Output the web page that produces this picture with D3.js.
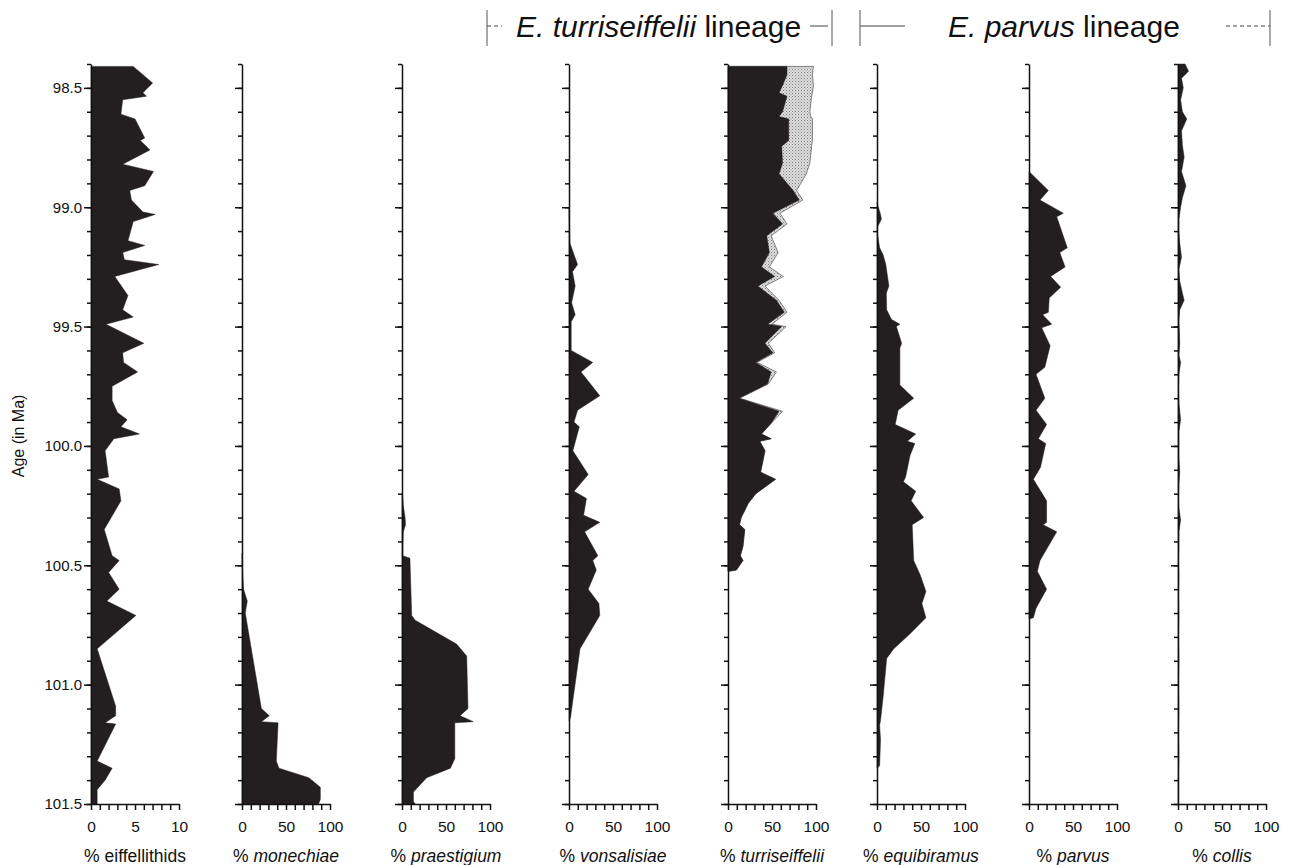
<!DOCTYPE html>
<html>
<head>
<meta charset="utf-8">
<script src="https://cdn.jsdelivr.net/npm/d3@7"></script>
<style>
body { margin: 0; background: #fff; }
text { font-family: "Liberation Sans", Arial, sans-serif; fill: #111; }
.axis path, .axis line { stroke: #111; stroke-width: 1.5; }
</style>
</head>
<body>
<div id="chart"></div>
<script>
// age axis
var ageDomain = [98.4, 101.5];
var ageMinorTicks = d3.range(984, 1016, 1).map(d => d / 10);
var ageMajorTicks = [98.5, 99.0, 99.5, 100.0, 100.5, 101.0, 101.5];

// panels
var panelNames = ["eiffellithids", "monechiae", "praestigium", "vonsalisiae", "turriseiffelii", "equibiramus", "parvus", "collis"];
var panelItalic = [false, true, true, true, true, true, true, true];
var panelMax = [10, 100, 100, 100, 100, 100, 100, 100];

// % eiffellithids
var eiffAge = [98.41, 98.48, 98.52, 98.535, 98.55, 98.61, 98.63, 98.71, 98.72, 98.76, 98.82, 98.85, 98.91, 98.93, 98.97,
  99.02, 99.03, 99.06, 99.14, 99.16, 99.19, 99.22, 99.24, 99.29, 99.37, 99.43, 99.46, 99.49, 99.57, 99.61, 99.65, 99.69,
  99.75, 99.81, 99.86, 99.89, 99.92, 99.95, 99.97, 100.02, 100.13, 100.14, 100.18, 100.23, 100.35, 100.46, 100.48, 100.53,
  100.60, 100.65, 100.71, 100.85, 101.09, 101.13, 101.16, 101.165, 101.32, 101.35, 101.40, 101.44, 101.50];
var eiffPct = [4.8, 7.0, 5.9, 6.3, 3.6, 3.4, 5.0, 6.1, 5.6, 6.7, 3.6, 7.1, 6.1, 4.4, 4.6,
  5.9, 7.3, 4.8, 4.2, 6.1, 3.6, 3.8, 7.7, 2.7, 4.2, 3.6, 4.8, 1.7, 6.0, 3.6, 3.7, 5.3,
  2.4, 2.4, 3.0, 4.1, 3.4, 5.5, 2.6, 1.6, 2.0, 0.7, 3.2, 3.4, 1.5, 2.4, 3.2, 2.0,
  3.2, 1.8, 5.1, 0.7, 2.8, 2.8, 1.6, 2.8, 0.7, 2.4, 1.6, 0.7, 0.7];

// % monechiae
var monAge = [100.45, 100.55, 100.60, 100.65, 100.70, 101.10, 101.13, 101.155, 101.16, 101.32, 101.35, 101.39, 101.43, 101.48, 101.50];
var monPct = [0, 1, 1.8, 6, 3.7, 22, 31, 22, 41, 39, 42, 76, 89, 89, 87];

// % praestigium
var praeAge = [100.20, 100.25, 100.30, 100.33, 100.36, 100.42, 100.46, 100.47, 100.71, 100.73, 100.83, 100.88, 101.10, 101.13,
  101.155, 101.16, 101.31, 101.35, 101.39, 101.45, 101.49, 101.50];
var praePct = [0.5, 1.5, 3.5, 4, 1.5, 1, 1, 9, 11, 15, 62, 73.5, 75, 66, 81, 60, 60, 55, 28, 13, 13, 15];

// % vonsalisiae
var vonAge = [99.00, 99.15, 99.24, 99.27, 99.33, 99.40, 99.45, 99.48, 99.60, 99.65, 99.69, 99.79, 99.85, 99.90, 99.92,
  100.02, 100.12, 100.19, 100.22, 100.29, 100.32, 100.36, 100.46, 100.48, 100.52, 100.60, 100.66, 100.71, 100.85, 101.14, 101.15];
var vonPct = [0, 1, 9.7, 4, 7, 3, 7, 2.5, 2.5, 27, 13.6, 35, 9.7, 5.7, 11.7,
  4.4, 21.8, 5.7, 19.8, 16.6, 35, 17.7, 32.8, 27, 31, 21.8, 34, 35, 12.5, 1.6, 0];

// % turriseiffelii (black) and the stippled remainder of the lineage
var turAge = [98.41, 98.445, 98.49, 98.52, 98.535, 98.60, 98.62, 98.63, 98.72, 98.745, 98.815, 98.86, 98.93, 98.97,
  99.025, 99.07, 99.12, 99.19, 99.25, 99.29, 99.33, 99.39, 99.44, 99.49, 99.50, 99.57, 99.61, 99.65, 99.69, 99.74,
  99.80, 99.855, 99.90, 99.95, 99.97, 99.98, 100.02, 100.11, 100.14, 100.20, 100.24, 100.30, 100.33, 100.35, 100.42,
  100.46, 100.48, 100.52, 100.525];
var turPct = [67, 67, 62, 58, 67, 62, 58, 69, 69, 61, 62, 58, 74, 81,
  51, 62, 44, 47, 38, 53, 34, 55, 64, 45, 61, 42, 51, 31.5, 49, 45,
  12.5, 58, 50, 38, 49, 36, 42, 37, 54, 31.5, 23, 15, 13, 19, 17,
  14, 17, 9.5, 1];
var turOtherPct = [30, 29, 35, 38, 28, 31, 36, 27, 27, 34, 31, 31, 4, 4,
  8, 5, 5, 10, 9, 10, 8, 3, 3, 5, 5, 4, 2, 1.5, 6, 1,
  0.5, 4, 0.5, 0, 0, 0, 0, 0, 0, 0, 0, 0, 0, 0, 0,
  0, 0, 0, 0];

// % equibiramus
var equAge = [98.98, 99.03, 99.05, 99.08, 99.10, 99.17, 99.20, 99.24, 99.33, 99.36, 99.43, 99.47, 99.49, 99.50, 99.57,
  99.59, 99.745, 99.80, 99.85, 99.91, 99.95, 99.98, 99.99, 100.04, 100.13, 100.15, 100.19, 100.23, 100.30, 100.33,
  100.48, 100.54, 100.61, 100.66, 100.72, 100.79, 100.85, 100.89, 101.05, 101.15, 101.17, 101.23, 101.34, 101.35];
var equPct = [0, 4, 5, 1, 0, 3, 7, 10, 13.5, 10.6, 11, 16.5, 26, 22, 28,
  26, 26, 41.7, 24, 20.7, 44, 34.5, 43, 37.5, 32.5, 30, 44, 38.8, 53, 40,
  41.7, 49, 55.6, 51, 55.6, 36.7, 19, 11, 7, 4, 3, 4, 3, 0];

// % parvus
var parAge = [98.85, 98.93, 98.97, 99.025, 99.04, 99.17, 99.19, 99.25, 99.29, 99.335, 99.38, 99.44, 99.45, 99.49, 99.505,
  99.58, 99.67, 99.70, 99.80, 99.85, 99.91, 99.97, 99.99, 100.09, 100.14, 100.23, 100.32, 100.33, 100.36, 100.48,
  100.525, 100.60, 100.68, 100.72, 100.725];
var parPct = [0, 22, 12.5, 39, 31.5, 43.5, 35, 41, 24.6, 36, 23, 22, 15.5, 25.8, 14.4,
  24, 18, 8, 18, 8, 20, 10.6, 19, 13, 5, 20, 20, 16, 31.5, 12.5,
  9.5, 20, 8, 5, 0];

// % collis
var colAge = [98.40, 98.43, 98.46, 98.50, 98.55, 98.60, 98.63, 98.68, 98.74, 98.79, 98.85, 98.91, 98.96, 99.00, 99.05,
  99.10, 99.15, 99.21, 99.26, 99.31, 99.36, 99.39, 99.43, 99.48, 99.52, 99.57, 99.62, 99.65, 99.70, 99.76, 99.82,
  99.89, 99.94, 100.00, 100.05, 100.11, 100.16, 100.22, 100.26, 100.31, 100.36, 100.42, 100.48, 100.55, 100.62, 100.70,
  100.80, 100.90, 101.00, 101.10, 101.20, 101.30, 101.40, 101.50];
var colPct = [8, 12, 4, 6, 3, 5, 10, 4, 5, 7, 4, 9, 5, 3, 1,
  1, 2, 4, 1, 2, 5, 7, 2, 1, 1.5, 2, 1, 3, 1, 0.5, 1,
  3, 1, 1, 1, 2, 1, 0.5, 1, 3, 1, 1, 0.5, 1, 0.5, 1,
  0.5, 1, 0.5, 1, 0.5, 1, 0.5, 0.5];

var panelAges = [eiffAge, monAge, praeAge, vonAge, turAge, equAge, parAge, colAge];
var panelValues = [eiffPct, monPct, praePct, vonPct, turPct, equPct, parPct, colPct];

// layout
var width = 1291, height = 865;
var panelLeft = [91, 242, 402, 569, 728, 877, 1029, 1178];
var panelWidth = 88;
var black = "#231f20";

var svg = d3.select("#chart").append("svg")
  .attr("width", width)
  .attr("height", height);

var defs = svg.append("defs");
var pat = defs.append("pattern")
  .attr("id", "stipple")
  .attr("width", 3).attr("height", 3)
  .attr("patternUnits", "userSpaceOnUse");
pat.append("rect").attr("width", 3).attr("height", 3).attr("fill", "#dcdcdc");
pat.append("rect").attr("x", 0).attr("y", 0).attr("width", 1).attr("height", 1).attr("fill", "#808080");
pat.append("rect").attr("x", 1.5).attr("y", 1.5).attr("width", 1).attr("height", 1).attr("fill", "#a0a0a0");

var y = d3.scaleLinear().domain(ageDomain).range([64, 804]);

panelNames.forEach((name, i) => {
  var g = svg.append("g");
  var max = panelMax[i];
  var x = d3.scaleLinear().domain([0, max]).range([panelLeft[i], panelLeft[i] + panelWidth]);
  var rows = d3.zip(panelAges[i], panelValues[i]);

  var area = d3.area()
    .y(d => y(d[0]))
    .x0(x(0))
    .x1(d => x(d[1]));

  if (name == "turriseiffelii") {
    var totalRows = d3.zip(turAge, turPct.map((v, k) => v + turOtherPct[k]));
    g.append("path")
      .datum(totalRows)
      .attr("d", area)
      .attr("fill", "url(#stipple)")
      .attr("stroke", "#555")
      .attr("stroke-width", 0.7);
  }

  g.append("path")
    .datum(rows)
    .attr("d", area)
    .attr("fill", black)
    .attr("stroke", black)
    .attr("stroke-width", 0.5);

  // age axis
  g.append("g")
    .attr("class", "axis")
    .attr("transform", `translate(${x(0)},0)`)
    .call(d3.axisLeft(y).tickValues(ageMinorTicks).tickSize(4).tickSizeOuter(0).tickFormat(""));
  var major = g.append("g")
    .attr("class", "axis")
    .attr("transform", `translate(${x(0)},0)`)
    .call(d3.axisLeft(y).tickValues(ageMajorTicks).tickSize(7).tickSizeOuter(0)
      .tickPadding(2)
      .tickFormat(i == 0 ? d3.format(".1f") : ""));
  major.selectAll("text").style("font-size", "15px").attr("fill", "#111");
  major.select(".domain").remove();

  // percentage axis
  var xa = g.append("g")
    .attr("class", "axis")
    .attr("transform", `translate(0,${y(ageDomain[1])})`)
    .call(d3.axisBottom(x).tickValues(d3.range(0, 11).map(k => k * max / 10))
      .tickSize(6).tickSizeOuter(0).tickPadding(11)
      .tickFormat(d => (d == 0 || d == max / 2 || d == max) ? d : ""));
  xa.selectAll("text").style("font-size", "15.5px").attr("fill", "#111");

  var title = g.append("text")
    .attr("x", x(max / 2))
    .attr("y", 862)
    .attr("text-anchor", "middle")
    .style("font-size", "17.5px");
  title.append("tspan").text("% ");
  title.append("tspan").style("font-style", panelItalic[i] ? "italic" : "normal").text(name);
});

// y title
svg.append("text")
  .attr("transform", `translate(24,${y(100.0) - 10}) rotate(-90)`)
  .attr("text-anchor", "middle")
  .style("font-size", "16px")
  .text("Age (in Ma)");

// lineage headers
var header = svg.append("g");
var lineY = 26;
function bracket(xp) {
  header.append("line").attr("x1", xp).attr("x2", xp).attr("y1", 10).attr("y2", 46)
    .attr("stroke", "#555").attr("stroke-width", 1);
}
function hline(x1, x2, dashed) {
  header.append("line").attr("x1", x1).attr("x2", x2).attr("y1", lineY).attr("y2", lineY)
    .attr("stroke", "#444").attr("stroke-width", 1)
    .attr("stroke-dasharray", dashed ? "4,3" : null);
}
bracket(487); hline(487, 502, true);
hline(810, 828, false); bracket(832);
bracket(860); hline(860, 905, false);
hline(1226, 1270, true); bracket(1270);

var h1 = header.append("text").attr("x", 516).attr("y", 37).style("font-size", "30px");
h1.append("tspan").style("font-style", "italic").text("E. turriseiffelii");
h1.append("tspan").text(" lineage");
var h2 = header.append("text").attr("x", 948).attr("y", 37).style("font-size", "30px");
h2.append("tspan").style("font-style", "italic").text("E. parvus");
h2.append("tspan").text(" lineage");
</script>
</body>
</html>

----------------------------------------

- Task to carry out -
Transcribe exactly, with no pictures, the lines running from the first line of the material through the line holding "100.5, 101.0, 101.5];".

- Answer in full -
Output the web page that produces this picture with D3.js.
<!DOCTYPE html>
<html>
<head>
<meta charset="utf-8">
<script src="https://cdn.jsdelivr.net/npm/d3@7"></script>
<style>
body { margin: 0; background: #fff; }
text { font-family: "Liberation Sans", Arial, sans-serif; fill: #111; }
.axis path, .axis line { stroke: #111; stroke-width: 1.5; }
</style>
</head>
<body>
<div id="chart"></div>
<script>
// age axis
var ageDomain = [98.4, 101.5];
var ageMinorTicks = d3.range(984, 1016, 1).map(d => d / 10);
var ageMajorTicks = [98.5, 99.0, 99.5, 100.0, 100.5, 101.0, 101.5];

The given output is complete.